Question

How do you solve $$2x + 5 = - 2$$?

Answer 1

Hint: Here in this question, we have to solve the given equation and it is in the form of an algebraic equation having a variable x. Solving this equation, we have to find the unknown value x by using the basic arithmetic operation like multiplication and division.

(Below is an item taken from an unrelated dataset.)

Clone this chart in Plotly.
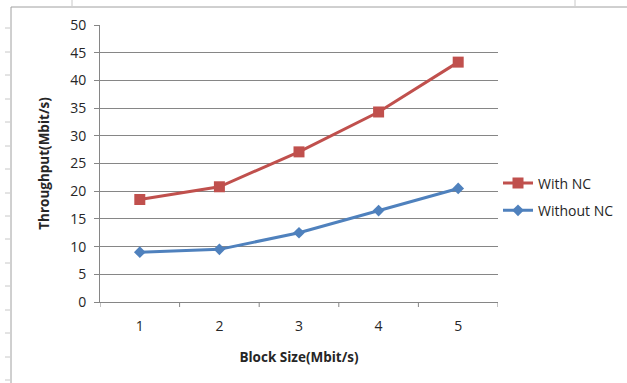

Complete step by step answer:
 The given equation is an algebraic equation. The algebraic equation is a combination of variable and constant and which has an equal sign. So we use arithmetic operations and solve it further.
Now consider the given equation
$$ \Rightarrow \,\,2x + 5 = - 2$$
Subtract 5 from both sides of the equation.
$$ \Rightarrow \,\,2x = - 2 - 5$$
On simplification, we get
$$ \Rightarrow \,\,2x = - 7$$
Now divide the above equation both side by 2, then we get
$$\therefore \,\,\,\,x = - \dfrac{7}{2}$$
Hence, it’s a required solution.
We can also verify the given question by substituting the value of x.
Consider $$2x + 5 = - 2$$. Substitute the value of x as $$ - \dfrac{7}{2}$$, so we have
$$ \Rightarrow \,\,2\left( { - \dfrac{7}{2}} \right) + 5 = - 2$$
On simplification we get
$$ \Rightarrow \,\, - 7 + 5 = - 2$$
$$\therefore \,\,\, - 2 = - 2$$
Hence LHS is equal to RHS.

Note: There are three methods to solve linear equations in one variable:
1. Trial and error
2. Inverse Operations
3. Transposition method
If the algebraic expression contains only one unknown, we determine the value by using simple arithmetic operations.